Five Days at Memorial is the story of a hospital ̶ its staff and patients ̶ that weathered Hurricane Katrina with no power and rising floodwaters. While a portion of those who were ill were evacuated, a number remained. Early on, many who had “do not resuscitate” orders, as well as some others whose circumstances were most dire, were deprioritized in terms of the evacuation. Days after the storm, with no electricity to power the hospital and its life saving machinery, and the heat oppressive and unrelenting, many patients had died. With those that hung on (if barely), the doctors and nurses who were finally being rescued had a decision to make about the fate of these people, a number of them unconscious hospice patients. They chose a lethal drug cocktail over than leaving them to starve / overheat (or possibly survive).
I probably could have done a bit more research going into starting this. But, without having done that background work, I thought I was starting in on a book that talked about the heroic efforts that doctors went through to save patients (it did). I expected it to be more medical though, more about the lengths they went to survive, the personalities present in the hospital. No doubt, this was definitely a component of the book. However, this book is about euthanasia. It's focused on the ethics of what occurred in Memorial hospital during that time and the court cases and lawsuits that followed.

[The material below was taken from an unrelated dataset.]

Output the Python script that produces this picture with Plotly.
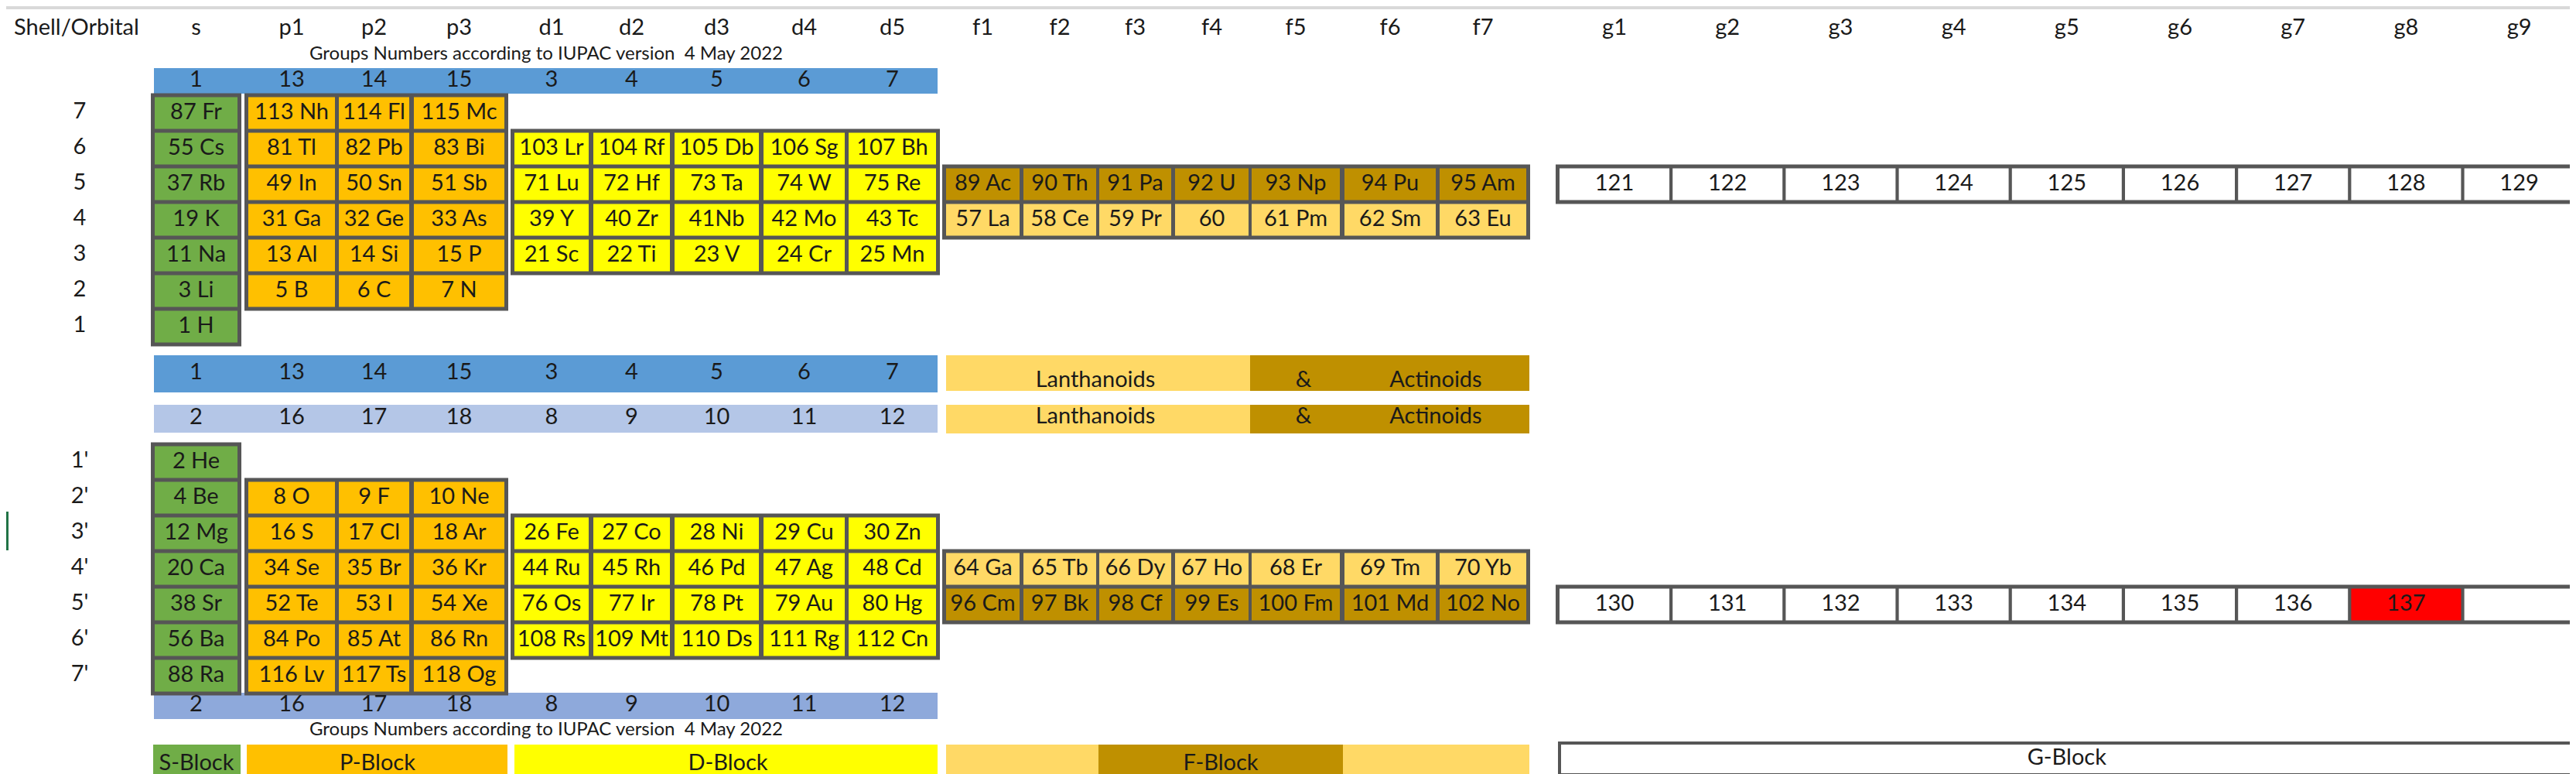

In truth, I wanted more of what comprised the first 150 pages of the book (what occurred in the hospital during and immediately following the storm), and a whole lot less (or maybe none) of what made up the remaining 350 pages (ethical discussions, history of euthanasia, lawsuits and court cases). Apart from the subject matter being not quite up my alley, I was extremely frustrated with the writing style. I found it a bit unfocused and if I was the editor I would have made hasty work eliminating about 200 pages.
There are no doubt numerous untold and harrowing tales out of New Orleans from the wreckage that Hurricane Katrina left in its wake, but all in all, I simply did not enjoy this one. I actually kept remembering myself back in a high school ethics class, understanding the complexity of the topic, wishing there were simpler solutions, but wanting just to push the entire debate as far as possible from my mind.